WHAT YOU HAVE TO DO
Repeat the lines below exactly as written, please, from the line with "Recreate this image" to the line with "jahr_labels = ['90', '92', '94', '96', '98', '00']", both lines included, and no others.

Stored items from a collection
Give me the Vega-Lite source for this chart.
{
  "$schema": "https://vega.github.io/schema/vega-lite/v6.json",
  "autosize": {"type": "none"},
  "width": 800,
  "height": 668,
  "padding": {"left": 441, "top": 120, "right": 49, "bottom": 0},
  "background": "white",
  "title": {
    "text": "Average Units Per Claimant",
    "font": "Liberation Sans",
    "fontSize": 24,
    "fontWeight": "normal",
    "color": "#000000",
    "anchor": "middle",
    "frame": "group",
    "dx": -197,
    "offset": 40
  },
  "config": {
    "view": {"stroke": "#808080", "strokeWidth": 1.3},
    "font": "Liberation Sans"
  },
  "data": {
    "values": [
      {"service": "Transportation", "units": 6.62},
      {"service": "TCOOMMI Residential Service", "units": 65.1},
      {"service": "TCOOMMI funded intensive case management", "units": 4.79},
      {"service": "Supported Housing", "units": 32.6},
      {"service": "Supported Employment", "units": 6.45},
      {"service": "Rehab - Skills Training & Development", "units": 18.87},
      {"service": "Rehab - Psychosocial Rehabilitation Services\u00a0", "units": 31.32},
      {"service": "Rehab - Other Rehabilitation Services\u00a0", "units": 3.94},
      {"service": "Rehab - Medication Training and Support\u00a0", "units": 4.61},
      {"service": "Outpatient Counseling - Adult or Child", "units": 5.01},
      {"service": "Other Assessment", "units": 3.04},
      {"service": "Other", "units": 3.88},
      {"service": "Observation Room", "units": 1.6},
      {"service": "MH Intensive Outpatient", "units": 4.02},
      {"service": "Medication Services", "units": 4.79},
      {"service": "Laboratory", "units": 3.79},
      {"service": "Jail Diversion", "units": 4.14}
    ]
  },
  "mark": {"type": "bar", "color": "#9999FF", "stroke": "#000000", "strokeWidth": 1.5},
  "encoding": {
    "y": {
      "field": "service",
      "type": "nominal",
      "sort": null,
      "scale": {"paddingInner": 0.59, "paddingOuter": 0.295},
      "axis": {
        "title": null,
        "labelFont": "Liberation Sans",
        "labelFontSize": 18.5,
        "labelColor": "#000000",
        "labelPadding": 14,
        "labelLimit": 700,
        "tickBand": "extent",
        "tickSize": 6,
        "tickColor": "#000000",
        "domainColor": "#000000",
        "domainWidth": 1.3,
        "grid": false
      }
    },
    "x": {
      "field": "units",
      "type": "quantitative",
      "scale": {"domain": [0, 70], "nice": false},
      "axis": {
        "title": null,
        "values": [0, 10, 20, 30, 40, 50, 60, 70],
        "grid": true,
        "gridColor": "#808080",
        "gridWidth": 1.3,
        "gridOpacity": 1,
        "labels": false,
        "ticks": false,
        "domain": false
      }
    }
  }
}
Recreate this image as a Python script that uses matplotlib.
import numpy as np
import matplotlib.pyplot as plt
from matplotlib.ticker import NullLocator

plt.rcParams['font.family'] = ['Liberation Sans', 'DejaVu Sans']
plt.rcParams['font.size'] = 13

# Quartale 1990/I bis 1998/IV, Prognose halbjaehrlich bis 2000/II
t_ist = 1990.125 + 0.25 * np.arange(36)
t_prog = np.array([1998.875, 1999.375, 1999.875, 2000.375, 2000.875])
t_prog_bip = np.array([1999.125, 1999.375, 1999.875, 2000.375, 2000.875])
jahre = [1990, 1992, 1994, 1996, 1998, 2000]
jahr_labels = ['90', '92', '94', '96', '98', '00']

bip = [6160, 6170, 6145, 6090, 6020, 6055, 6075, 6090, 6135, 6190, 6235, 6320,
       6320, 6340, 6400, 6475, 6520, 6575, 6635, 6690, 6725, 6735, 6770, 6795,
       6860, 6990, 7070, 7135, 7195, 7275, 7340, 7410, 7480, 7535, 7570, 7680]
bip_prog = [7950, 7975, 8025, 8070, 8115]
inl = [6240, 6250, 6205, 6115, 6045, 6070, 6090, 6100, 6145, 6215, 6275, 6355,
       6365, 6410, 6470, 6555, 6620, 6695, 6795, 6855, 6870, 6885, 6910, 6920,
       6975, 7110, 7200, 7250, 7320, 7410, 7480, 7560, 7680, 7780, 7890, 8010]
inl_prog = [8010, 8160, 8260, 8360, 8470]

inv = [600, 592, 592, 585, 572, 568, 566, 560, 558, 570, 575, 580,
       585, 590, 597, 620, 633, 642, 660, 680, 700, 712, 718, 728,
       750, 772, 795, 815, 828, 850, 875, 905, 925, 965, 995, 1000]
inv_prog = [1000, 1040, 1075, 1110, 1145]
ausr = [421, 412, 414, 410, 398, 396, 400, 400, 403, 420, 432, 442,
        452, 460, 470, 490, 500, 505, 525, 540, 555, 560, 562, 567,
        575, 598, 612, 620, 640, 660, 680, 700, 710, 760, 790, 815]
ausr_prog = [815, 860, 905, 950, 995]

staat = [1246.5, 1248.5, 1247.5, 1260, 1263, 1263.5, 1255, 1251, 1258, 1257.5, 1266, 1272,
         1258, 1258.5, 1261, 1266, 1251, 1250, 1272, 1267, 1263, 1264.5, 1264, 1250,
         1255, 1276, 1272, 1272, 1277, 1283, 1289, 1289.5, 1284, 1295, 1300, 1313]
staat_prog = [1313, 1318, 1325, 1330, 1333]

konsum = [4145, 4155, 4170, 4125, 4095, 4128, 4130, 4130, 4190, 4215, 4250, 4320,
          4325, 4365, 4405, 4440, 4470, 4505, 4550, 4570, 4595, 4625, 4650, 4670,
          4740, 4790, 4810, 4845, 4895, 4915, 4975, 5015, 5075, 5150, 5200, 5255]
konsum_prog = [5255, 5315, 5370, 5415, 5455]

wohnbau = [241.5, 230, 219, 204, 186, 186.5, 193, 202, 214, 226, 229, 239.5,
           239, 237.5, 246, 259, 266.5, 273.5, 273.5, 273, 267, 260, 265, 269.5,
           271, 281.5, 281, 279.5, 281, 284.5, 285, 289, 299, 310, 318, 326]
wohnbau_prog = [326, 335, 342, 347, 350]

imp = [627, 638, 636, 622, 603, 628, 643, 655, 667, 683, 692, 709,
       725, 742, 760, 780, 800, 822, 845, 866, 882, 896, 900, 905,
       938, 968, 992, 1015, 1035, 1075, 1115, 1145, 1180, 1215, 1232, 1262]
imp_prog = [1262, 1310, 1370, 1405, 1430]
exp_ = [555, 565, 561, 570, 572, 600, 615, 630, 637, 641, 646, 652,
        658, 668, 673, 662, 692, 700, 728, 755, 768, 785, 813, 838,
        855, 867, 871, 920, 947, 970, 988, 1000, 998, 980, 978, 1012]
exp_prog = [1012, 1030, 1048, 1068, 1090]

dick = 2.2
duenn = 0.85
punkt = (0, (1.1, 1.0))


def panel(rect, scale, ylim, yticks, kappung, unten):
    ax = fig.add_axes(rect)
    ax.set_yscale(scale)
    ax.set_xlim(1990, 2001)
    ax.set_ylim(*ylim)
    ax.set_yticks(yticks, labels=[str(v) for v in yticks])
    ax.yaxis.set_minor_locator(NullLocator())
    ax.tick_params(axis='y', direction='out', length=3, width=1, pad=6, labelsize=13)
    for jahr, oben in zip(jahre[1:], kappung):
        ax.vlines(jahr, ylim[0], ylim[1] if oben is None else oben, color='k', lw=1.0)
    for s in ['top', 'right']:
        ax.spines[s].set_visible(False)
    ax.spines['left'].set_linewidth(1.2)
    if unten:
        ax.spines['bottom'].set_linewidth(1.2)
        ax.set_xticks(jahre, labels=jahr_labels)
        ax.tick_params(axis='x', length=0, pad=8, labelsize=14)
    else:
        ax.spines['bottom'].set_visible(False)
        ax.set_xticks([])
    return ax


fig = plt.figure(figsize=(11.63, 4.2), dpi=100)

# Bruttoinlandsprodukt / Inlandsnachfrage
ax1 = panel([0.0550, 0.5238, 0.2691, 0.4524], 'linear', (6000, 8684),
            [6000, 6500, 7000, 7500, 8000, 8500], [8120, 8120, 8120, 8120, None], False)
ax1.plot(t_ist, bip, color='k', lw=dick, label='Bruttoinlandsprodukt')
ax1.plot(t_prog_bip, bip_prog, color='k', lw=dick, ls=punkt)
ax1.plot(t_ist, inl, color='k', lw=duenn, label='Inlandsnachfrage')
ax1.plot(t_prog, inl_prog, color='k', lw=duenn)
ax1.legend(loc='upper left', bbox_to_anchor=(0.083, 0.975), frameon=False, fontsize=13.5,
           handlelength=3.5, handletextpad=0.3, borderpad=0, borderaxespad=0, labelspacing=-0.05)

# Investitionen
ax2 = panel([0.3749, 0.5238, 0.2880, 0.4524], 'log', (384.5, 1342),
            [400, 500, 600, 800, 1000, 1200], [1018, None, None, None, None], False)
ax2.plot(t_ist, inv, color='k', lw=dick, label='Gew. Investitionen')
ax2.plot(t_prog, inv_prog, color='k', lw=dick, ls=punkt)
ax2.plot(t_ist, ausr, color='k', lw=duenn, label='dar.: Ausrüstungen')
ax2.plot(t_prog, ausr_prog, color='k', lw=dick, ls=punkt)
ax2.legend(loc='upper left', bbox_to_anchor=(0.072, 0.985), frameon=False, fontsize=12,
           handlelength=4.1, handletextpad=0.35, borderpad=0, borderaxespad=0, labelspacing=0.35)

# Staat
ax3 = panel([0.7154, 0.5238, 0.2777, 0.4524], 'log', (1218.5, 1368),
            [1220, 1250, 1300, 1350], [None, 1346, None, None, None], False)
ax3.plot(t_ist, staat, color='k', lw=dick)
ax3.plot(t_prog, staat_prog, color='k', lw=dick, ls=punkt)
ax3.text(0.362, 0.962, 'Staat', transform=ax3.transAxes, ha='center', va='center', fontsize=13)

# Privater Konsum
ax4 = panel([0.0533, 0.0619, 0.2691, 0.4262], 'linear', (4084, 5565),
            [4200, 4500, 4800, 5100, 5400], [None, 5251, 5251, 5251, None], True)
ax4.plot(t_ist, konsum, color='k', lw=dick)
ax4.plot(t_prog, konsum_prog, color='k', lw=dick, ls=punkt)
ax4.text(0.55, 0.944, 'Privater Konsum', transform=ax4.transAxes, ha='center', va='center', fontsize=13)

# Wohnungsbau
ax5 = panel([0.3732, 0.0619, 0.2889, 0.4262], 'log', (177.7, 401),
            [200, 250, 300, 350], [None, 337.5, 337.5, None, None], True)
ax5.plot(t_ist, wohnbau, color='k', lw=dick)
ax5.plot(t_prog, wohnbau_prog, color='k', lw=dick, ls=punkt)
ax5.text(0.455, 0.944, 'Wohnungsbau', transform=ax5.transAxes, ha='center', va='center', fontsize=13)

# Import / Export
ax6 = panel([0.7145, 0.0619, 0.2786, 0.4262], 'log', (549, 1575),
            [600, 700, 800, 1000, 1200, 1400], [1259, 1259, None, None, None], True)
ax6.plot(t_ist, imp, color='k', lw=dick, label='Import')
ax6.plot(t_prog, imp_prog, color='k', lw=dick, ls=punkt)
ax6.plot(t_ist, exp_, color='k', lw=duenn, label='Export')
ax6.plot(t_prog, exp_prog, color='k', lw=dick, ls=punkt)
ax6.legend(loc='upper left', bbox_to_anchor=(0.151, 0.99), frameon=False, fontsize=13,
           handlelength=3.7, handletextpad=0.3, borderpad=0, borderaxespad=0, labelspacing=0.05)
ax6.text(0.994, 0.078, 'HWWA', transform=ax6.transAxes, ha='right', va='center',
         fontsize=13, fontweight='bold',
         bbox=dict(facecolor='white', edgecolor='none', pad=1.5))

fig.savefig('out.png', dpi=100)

RESULT BELOW
Recreate this image as a Python script that uses matplotlib.
import numpy as np
import matplotlib.pyplot as plt
from matplotlib.ticker import NullLocator

plt.rcParams['font.family'] = ['Liberation Sans', 'DejaVu Sans']
plt.rcParams['font.size'] = 13

# Quartale 1990/I bis 1998/IV, Prognose halbjaehrlich bis 2000/II
t_ist = 1990.125 + 0.25 * np.arange(36)
t_prog = np.array([1998.875, 1999.375, 1999.875, 2000.375, 2000.875])
t_prog_bip = np.array([1999.125, 1999.375, 1999.875, 2000.375, 2000.875])
jahre = [1990, 1992, 1994, 1996, 1998, 2000]
jahr_labels = ['90', '92', '94', '96', '98', '00']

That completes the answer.